Amodo de preámbulo de una jornada apasionante, el derbi vasco transcurrió plácidamente. Sin tensión alguna, el fútbol adquiere otra dimensión, por mucho derbi que sea, y menos en el momento en el que llegó, con el león desbravado y ahíto de carne después del atracón que se dio en Vallecas. La Real también visitaba el nuevo San Mamés sin apreturas clasificatorias, aunque Arrasate y los suyos se habían propuesto como objetivo la quinta plaza para evitar la ingrata obligación de tener que disputar una eliminatoria previa en la Europa League, y sobre todo el íntimo (esas cosas no se dicen públicamente) deseo de aguar la fiesta a los rojiblancos, más que nada porque los txuri-urdin eso de ganar al Athletic, y más en La Catedral, les pone una barbaridad y llena de felicidad a su hinchada: si, bueno, jugaréis la Champions, pero en los últimos cuatro derbis fuisteis incapaces de vencernos, y ahí queda eso...
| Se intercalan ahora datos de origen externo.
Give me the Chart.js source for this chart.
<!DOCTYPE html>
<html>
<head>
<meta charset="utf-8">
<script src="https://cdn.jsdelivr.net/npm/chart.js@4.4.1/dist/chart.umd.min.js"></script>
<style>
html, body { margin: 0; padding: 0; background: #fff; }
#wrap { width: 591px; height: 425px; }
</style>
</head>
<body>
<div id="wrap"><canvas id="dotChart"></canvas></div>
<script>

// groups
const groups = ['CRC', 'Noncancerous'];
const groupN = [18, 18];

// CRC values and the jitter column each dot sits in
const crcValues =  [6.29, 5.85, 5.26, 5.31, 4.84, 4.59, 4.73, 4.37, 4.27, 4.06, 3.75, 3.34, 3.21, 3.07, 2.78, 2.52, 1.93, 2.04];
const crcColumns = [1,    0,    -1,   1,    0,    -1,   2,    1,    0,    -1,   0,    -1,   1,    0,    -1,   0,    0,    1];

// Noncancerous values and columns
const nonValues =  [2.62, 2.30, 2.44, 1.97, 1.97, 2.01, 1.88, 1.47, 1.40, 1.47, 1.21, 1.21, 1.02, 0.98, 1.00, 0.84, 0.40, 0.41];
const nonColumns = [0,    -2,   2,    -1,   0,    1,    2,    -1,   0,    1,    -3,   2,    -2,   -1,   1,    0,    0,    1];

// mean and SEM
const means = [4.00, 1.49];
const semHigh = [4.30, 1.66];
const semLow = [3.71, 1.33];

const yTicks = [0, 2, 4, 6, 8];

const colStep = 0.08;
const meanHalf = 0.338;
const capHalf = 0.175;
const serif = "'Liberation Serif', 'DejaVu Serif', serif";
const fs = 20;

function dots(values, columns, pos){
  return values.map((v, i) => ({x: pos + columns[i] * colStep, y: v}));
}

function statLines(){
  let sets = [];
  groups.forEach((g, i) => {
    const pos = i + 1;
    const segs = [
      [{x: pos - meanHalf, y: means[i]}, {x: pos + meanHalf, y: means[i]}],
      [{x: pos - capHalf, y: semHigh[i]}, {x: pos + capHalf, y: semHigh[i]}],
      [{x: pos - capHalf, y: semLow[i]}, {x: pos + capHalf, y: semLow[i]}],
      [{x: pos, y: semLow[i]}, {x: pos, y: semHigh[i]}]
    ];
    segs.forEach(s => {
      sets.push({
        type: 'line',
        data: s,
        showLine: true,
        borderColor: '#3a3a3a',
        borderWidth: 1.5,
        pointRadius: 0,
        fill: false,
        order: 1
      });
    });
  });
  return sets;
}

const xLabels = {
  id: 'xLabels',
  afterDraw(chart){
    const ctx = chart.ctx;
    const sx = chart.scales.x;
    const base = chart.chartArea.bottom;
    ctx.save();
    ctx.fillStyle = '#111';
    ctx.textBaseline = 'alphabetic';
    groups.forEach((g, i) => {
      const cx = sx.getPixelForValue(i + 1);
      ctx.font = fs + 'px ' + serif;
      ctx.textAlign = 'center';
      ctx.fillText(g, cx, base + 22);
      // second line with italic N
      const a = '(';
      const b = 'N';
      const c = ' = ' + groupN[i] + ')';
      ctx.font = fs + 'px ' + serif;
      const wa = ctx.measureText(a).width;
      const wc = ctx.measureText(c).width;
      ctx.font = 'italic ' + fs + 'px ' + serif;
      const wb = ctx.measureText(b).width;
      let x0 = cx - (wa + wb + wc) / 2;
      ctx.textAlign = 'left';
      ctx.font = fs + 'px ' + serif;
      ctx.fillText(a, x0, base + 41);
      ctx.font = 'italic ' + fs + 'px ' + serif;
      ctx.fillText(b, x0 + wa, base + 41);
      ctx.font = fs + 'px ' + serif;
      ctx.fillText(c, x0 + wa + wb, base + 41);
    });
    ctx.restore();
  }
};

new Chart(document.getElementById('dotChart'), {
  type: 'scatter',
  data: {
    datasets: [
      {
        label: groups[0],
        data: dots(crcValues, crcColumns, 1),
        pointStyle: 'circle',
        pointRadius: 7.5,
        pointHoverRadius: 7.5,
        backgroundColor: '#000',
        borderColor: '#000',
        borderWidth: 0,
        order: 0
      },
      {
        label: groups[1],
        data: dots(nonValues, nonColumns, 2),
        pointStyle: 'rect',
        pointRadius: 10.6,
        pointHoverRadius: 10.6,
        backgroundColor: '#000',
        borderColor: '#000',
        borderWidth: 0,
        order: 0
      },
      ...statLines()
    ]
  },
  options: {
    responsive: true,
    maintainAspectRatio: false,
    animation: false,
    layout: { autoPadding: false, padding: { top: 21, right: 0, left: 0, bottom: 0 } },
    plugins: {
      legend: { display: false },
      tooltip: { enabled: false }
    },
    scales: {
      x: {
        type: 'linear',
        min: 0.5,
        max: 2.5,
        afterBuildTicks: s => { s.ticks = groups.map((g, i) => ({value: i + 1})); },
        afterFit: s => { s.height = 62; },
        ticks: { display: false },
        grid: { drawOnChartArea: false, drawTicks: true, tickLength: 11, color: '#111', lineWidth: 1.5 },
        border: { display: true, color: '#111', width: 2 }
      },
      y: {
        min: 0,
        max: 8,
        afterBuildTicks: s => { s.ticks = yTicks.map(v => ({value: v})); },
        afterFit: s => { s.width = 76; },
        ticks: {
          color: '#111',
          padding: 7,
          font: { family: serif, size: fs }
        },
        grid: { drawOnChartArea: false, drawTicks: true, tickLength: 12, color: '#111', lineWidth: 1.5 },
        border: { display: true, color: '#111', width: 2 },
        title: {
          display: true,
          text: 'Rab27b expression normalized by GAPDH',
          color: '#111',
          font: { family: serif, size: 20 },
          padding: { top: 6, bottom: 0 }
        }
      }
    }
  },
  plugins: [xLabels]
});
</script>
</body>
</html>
Temiendo la consiguiente relajación, también Ernesto Valverde se puso en plan solemne las vísperas: Ahora la meta es alcanzar los 74 puntos y permanecer en la memoria de la gente enganchados a un número mágico. Pero ni por esas pudo poner un punto más de ebullición y dinamismo a sus muchachos, lo cual sirvió para que la Real se llevara un empate justo, que no deja contento a nadie, pero que tampoco disgusta, porque al fin y al cabo la parroquia pasó un buen rato de fútbol y felicitó largamente a los jugadores por el enorme éxito conseguido, y de eso se trataba.
Pero el partido dejó dos huellas apreciables. Por un lado Toquero, que deja de ser lehendakari en cuando cambia de registro. Es decir, cuando el mozo alavés salta al campo mediada la segunda parte altera como nadie al personal, que jalea su nombre como ejemplo de jugador modesto que supo encontrar su lugar en la élite exprimiendo su corazón por la causa, lo cual provoca la lógica simpatía. Pero cuando tiene la misión de ejercer de delantero centro titular el encantamiento se hace añicos, como en el cuento de la Cenicienta. Salen a relucir sus muchas carencias y su escaso olfato de gol.
En cambio Iker Muniain estuvo especialmente dinámico y de inmediato enmendó un error considerable sacándose de la chistera un gol magnífico de ejecución. Acabó el encuentro encarándose con el árbitro, lo cual le costó la cartulina amarilla. Estaba sobreexcitado, y fue el único, porque el partido no pintaba para trifulca alguna, sino todo lo contrario.
A mí ese grado de alteración me dio que pensar. ¿Será signo de compromiso?, que vive los colores como nadie y le fastidiaba un montón no ganar el derbi a la Real. ¿O a lo peor es que era su último partido en San Mamés y por eso quería dejar impronta? Es decir, que no piensa renovar, decisión que (para bien o para mal) anunciará, según dijo, en cuanto acabe la temporada y después de mucha reflexión.
Igual uno ve fantasmas donde no los hay, pero también existen razones de sobra como para estar con la mosca detrás de la oreja y sí, estoy pensando en Llorente. Por eso reconforta tanto la meridiana claridad, el entusiasmo, con el que Ernesto Valverde reiteró que tenía un contrato con el Athletic y que está dispuesto a cumplirlo, obviando al Barça y la reputación y dineros (y tensión) que dan semejante empleo. Por eso reconfortaría tanto tener al mozo navarro por muchos años. Es que es muy bueno, el tío.
El Athletic se despidió de San Mamés en el presente curso, pero no ha dicho adiós a la temporada. Le queda un partido en Almería y habrá que ver con qué ánimo afronta un compromiso pesado y ante un rival que se juega la vida. Osasuna, por ejemplo, le implora un último esfuerzo por la cuenta que le trae. El equipo pamplonés tiene demasiadas papeletas para descender aunque derrote al Betis el próximo domingo. Será un día de exaltación futbolística. Tragedias y una final en toda regla entre el Barça, que ayer fue incapaz de vencer al Elche y tiene a Messi abúlico; y el Atlético de Madrid, preso de un grado de ansiedad insoportable ante la inminencia de la gloria. Mientras tanto el Real Madrid estuvo de siesta en Vigo... pero qué poca vergüenza.